A Maze in Philadelphia Focuses Attention on the Hidden Cruelty of US Prisons Favorite 

Practitioner: 

Date: 

Oct 30 2015

Location: 

Philadelphia

The US prison system is one of the world’s great shames. A quarter of the world’s prisoners are being detained in a country that represents only 5% of the world’s population. It is a system that has been compared to a modern-day version of the Jim Crow laws. Through the work of activists and human rights defenders, we’re seeing more and more evidence that the prisons represent a dysfunctional system that perpetuates white supremacy and victimizes the poor in the United States.

This month, a public art project organized by the Mural Arts Program in Philadelphia, Open Source, explores aspects of the city’s urban identity including the troubling impact of the prison-industrial complex. Curated by Pedro Alonzo, the 14 projects of Open Source tackle what the curator described to Hyperallergic as “Philadelphia’s essential character.”

Responses to that essential character have included Michelle Angela Ortiz’s ambitious “Familias Separadas” (“Separated Families”) (2015) project, which amplified the tragic stories of undocumented families whose lives are affected by deportations, and Jonathan Monk’s two skateable sculptures based on concrete works by minimalist Sol LeWitt that challenged preconceived notions of how an audience interacts with public art. Open Source also includes Sam Durant‘s “Labyrinth” (2015).

Durant is an artist who seems to easily navigate the boundaries between politics and contemporary art. His work often pokes at official histories to raise questions about authority, power, and representation. For “Labyrinth,” the LA-based artist did something he had never done before: he started with a rough idea and allowed his process, which included consultations with inmates at Graterford maximum security state prison, to mold the result. “It was scary to start a project without any idea of what will happen and trusting the project to see how things would change,” Durant said.

Eventually Durant decided, with input from the inmates, curator, and Mural Arts, to tackle the quagmire of criminal justice by placing “Labyrinth” (2015), a 40-by-40-foot maze made of chain link fencing, across the street from Philadelphia’s City Hall in Thomas Paine Plaza. The location is important, as it becomes a prominent symbol under the nose of the city’s seat of power, but it is also a place that Philadelphia blogger Jon Geeting has called a “failed public space.” Open areas like this, sandwiched between prominent buildings, are rarely inviting and often run down. If such prominent urban spaces are neglected, the project seems to say, then imagine the public’s blindness to the lives of inmates who are forcibly detained and isolated from the public.

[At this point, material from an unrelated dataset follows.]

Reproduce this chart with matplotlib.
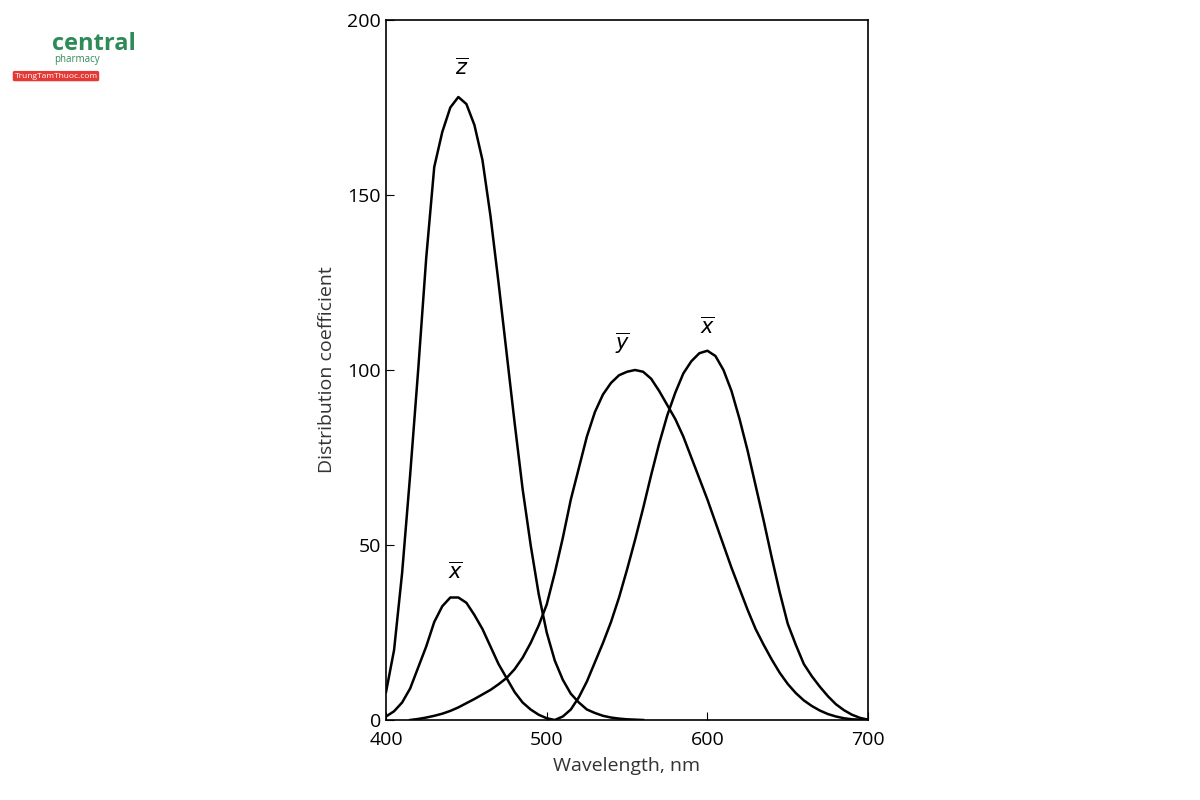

While “Labyrinth” was bare when it was unveiled on October 1, the work has slowly changed as members of the public placed items on the barriers as commentary on the larger social issue of incarceration. Works by inmates, their families, concerned citizens, street artists, and others have slowly accumulated on the fence and have turned the initially transparent structure into something with obstructions and visual barriers.

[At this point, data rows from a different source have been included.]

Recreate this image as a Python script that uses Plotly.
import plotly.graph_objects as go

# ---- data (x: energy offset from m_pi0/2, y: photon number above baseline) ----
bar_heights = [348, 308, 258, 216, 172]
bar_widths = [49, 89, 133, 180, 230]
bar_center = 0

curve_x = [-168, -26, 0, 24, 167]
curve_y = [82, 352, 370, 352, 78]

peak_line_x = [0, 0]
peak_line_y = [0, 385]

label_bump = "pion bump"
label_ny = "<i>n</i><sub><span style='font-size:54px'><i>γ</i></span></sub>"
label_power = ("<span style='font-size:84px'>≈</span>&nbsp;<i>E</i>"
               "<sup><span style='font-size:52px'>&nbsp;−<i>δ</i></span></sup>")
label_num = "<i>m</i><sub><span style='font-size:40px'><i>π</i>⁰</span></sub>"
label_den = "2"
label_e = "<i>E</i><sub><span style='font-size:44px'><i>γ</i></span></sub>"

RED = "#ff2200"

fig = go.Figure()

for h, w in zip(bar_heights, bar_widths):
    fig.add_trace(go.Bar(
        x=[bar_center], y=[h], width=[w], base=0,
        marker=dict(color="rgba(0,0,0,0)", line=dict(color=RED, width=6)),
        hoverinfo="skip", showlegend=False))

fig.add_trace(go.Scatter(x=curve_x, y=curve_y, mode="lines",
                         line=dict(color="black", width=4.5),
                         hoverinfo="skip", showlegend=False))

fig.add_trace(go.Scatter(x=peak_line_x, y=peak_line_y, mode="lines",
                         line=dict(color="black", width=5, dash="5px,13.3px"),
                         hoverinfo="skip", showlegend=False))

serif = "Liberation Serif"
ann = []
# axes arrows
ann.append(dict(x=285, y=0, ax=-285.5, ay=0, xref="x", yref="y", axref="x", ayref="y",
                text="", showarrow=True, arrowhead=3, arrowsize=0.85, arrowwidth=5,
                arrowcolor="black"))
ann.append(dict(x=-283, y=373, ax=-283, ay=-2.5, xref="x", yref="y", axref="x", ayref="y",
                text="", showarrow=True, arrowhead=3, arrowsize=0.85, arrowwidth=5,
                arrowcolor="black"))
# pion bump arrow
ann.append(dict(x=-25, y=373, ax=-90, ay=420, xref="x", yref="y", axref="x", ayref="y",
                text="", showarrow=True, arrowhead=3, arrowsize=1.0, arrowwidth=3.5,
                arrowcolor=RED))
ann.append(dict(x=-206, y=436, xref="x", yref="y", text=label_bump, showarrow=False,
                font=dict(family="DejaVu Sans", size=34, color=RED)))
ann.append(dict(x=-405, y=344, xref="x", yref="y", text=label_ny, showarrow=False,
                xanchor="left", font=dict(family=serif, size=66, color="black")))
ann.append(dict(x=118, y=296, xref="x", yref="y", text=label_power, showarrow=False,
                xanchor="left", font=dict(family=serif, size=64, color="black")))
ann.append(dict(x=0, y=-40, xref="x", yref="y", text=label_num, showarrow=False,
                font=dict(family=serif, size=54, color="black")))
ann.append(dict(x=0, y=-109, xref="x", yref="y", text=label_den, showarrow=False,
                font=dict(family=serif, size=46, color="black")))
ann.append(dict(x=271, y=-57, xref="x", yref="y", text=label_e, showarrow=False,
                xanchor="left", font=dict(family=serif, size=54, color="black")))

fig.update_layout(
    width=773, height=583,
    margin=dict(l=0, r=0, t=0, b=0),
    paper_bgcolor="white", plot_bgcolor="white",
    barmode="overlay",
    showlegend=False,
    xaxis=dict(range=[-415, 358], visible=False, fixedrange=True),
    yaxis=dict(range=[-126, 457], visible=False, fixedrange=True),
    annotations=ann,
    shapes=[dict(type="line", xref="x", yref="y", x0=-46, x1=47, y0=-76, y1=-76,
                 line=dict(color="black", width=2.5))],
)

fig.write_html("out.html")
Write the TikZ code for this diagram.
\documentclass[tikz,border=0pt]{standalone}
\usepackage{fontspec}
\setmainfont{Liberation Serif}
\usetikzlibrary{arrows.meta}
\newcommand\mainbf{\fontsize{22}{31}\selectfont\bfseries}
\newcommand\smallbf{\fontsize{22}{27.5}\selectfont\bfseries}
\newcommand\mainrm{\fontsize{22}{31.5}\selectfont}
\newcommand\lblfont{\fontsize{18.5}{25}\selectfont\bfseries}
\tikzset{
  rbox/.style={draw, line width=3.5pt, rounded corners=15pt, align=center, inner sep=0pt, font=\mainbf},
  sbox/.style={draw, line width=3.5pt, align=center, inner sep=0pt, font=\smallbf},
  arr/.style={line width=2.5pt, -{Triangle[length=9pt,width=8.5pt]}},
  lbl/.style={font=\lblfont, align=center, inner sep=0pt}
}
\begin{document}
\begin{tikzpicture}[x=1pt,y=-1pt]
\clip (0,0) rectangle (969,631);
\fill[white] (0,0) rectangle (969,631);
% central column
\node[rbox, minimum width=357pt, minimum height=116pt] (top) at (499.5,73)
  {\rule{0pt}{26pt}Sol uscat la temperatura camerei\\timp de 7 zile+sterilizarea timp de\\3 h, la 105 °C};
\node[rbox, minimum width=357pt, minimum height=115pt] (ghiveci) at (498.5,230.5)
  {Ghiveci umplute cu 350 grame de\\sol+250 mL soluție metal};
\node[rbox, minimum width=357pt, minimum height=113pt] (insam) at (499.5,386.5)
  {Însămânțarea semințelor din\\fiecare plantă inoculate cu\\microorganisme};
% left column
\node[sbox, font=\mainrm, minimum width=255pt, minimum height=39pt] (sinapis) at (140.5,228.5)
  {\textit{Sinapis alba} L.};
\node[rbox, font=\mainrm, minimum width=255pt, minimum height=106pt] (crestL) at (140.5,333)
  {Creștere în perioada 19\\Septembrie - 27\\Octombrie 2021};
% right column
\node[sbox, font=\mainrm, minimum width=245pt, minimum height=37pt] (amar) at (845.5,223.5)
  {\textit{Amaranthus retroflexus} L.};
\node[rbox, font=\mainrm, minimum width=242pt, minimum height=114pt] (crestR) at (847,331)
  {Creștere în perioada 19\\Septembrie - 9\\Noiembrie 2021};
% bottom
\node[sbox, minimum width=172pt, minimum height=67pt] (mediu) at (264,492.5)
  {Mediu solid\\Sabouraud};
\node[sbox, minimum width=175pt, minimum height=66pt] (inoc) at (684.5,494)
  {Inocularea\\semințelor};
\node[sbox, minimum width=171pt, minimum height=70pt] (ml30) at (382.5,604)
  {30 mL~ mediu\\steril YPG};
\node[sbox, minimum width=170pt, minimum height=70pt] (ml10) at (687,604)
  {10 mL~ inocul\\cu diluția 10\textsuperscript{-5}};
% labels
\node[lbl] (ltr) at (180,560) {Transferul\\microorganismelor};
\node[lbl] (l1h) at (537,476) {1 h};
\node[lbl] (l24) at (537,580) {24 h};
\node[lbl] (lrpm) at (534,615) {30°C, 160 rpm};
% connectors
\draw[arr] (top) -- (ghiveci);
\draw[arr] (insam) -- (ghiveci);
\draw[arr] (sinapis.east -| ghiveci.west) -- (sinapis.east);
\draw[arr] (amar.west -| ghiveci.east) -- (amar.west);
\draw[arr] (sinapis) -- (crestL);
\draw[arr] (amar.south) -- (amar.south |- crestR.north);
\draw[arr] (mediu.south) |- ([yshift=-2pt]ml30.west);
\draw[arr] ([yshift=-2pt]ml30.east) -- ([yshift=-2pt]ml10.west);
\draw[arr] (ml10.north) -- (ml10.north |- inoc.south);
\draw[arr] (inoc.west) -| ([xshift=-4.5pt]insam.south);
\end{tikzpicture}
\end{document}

“The main challenge is the ways in which the piece is activated,” Durant told Hyperallergic months before the project opened. He hoped that the interaction would be meaningful to the inmates and the people walking by, and he said that would be his gauge for the piece’s success.

The symbolism of a maze or labyrinth is deeply embedded in various mythic traditions. In Ancient Greece, what might be the most famous labyrinth trapped the Minotaur, a masculine creature with the head of a bull and body of a man, who could never escape its twists and turns. The meaning is obvious — the US penal system rendered as a largely useless disorienting structure. For the artist, the ability to communicate directly to those passing by drove the form, while complementary events (like an artist talk and a workshop) augmented the message.

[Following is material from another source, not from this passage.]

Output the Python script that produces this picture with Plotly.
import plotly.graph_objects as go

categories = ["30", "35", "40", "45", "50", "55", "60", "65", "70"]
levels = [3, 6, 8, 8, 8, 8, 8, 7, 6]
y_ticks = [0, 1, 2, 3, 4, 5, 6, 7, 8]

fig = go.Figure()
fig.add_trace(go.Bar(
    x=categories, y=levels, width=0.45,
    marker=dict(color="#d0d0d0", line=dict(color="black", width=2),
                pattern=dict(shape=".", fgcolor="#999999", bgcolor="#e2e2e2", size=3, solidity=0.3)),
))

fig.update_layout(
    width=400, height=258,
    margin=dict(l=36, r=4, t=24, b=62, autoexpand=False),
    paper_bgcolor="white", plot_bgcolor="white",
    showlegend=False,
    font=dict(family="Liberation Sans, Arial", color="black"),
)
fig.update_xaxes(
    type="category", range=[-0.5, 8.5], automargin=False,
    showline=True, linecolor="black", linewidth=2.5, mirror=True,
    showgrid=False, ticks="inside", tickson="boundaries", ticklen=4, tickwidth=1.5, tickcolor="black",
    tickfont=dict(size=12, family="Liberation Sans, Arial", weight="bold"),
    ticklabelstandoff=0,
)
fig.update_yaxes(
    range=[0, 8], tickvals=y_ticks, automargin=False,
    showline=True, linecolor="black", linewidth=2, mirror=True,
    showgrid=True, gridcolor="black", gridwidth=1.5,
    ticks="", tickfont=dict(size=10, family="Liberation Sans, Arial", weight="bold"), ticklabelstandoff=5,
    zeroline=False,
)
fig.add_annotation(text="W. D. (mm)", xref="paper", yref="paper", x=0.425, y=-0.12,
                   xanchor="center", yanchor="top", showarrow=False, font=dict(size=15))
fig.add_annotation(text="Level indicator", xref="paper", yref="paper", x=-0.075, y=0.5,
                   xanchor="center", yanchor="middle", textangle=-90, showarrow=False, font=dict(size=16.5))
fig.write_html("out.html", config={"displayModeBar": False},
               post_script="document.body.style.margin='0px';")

While a work like Durant’s might be construed as too controversial in other cities, Mural Arts is a unique organization that has been continuously pushing the parameters of art in the public sphere in Philadelphia.

“It’s about the social power that art has,” Jane Golden, executive director of Mural Arts, said during an interview with Hyperallergic. “Politics for me is about change. When we pigeonhole what political art is then we’re doing a disservice to the artist because there are many ways change can happen.” It’s a refreshing approach to the relationship between art and politics.

“To me, Mural Arts is bread and roses in practice, it’s like survival and beauty,” Durant said. “It’s a pilot for the way all cities can be, and the government can operate. It’s about bringing life and beauty … creativity and imagination … to our social and political institutions. It’s really unique.”

“Labyrinth” is as much about trying out the language of public art in a way that relishes the process as it is about the finished work. While the fences of the maze never became as saturated with public messages as the artist may have originally imagined, there are a number of poignant message nonetheless. One, signed S.M. Rodriguez, reads, “We are losing out future.” Another, written by Mary Lewis, reads, “I never want to be on the inside again.”

Durant has placed the blight of incarceration in the public’s face; the choice to ignore it or take action is your choice.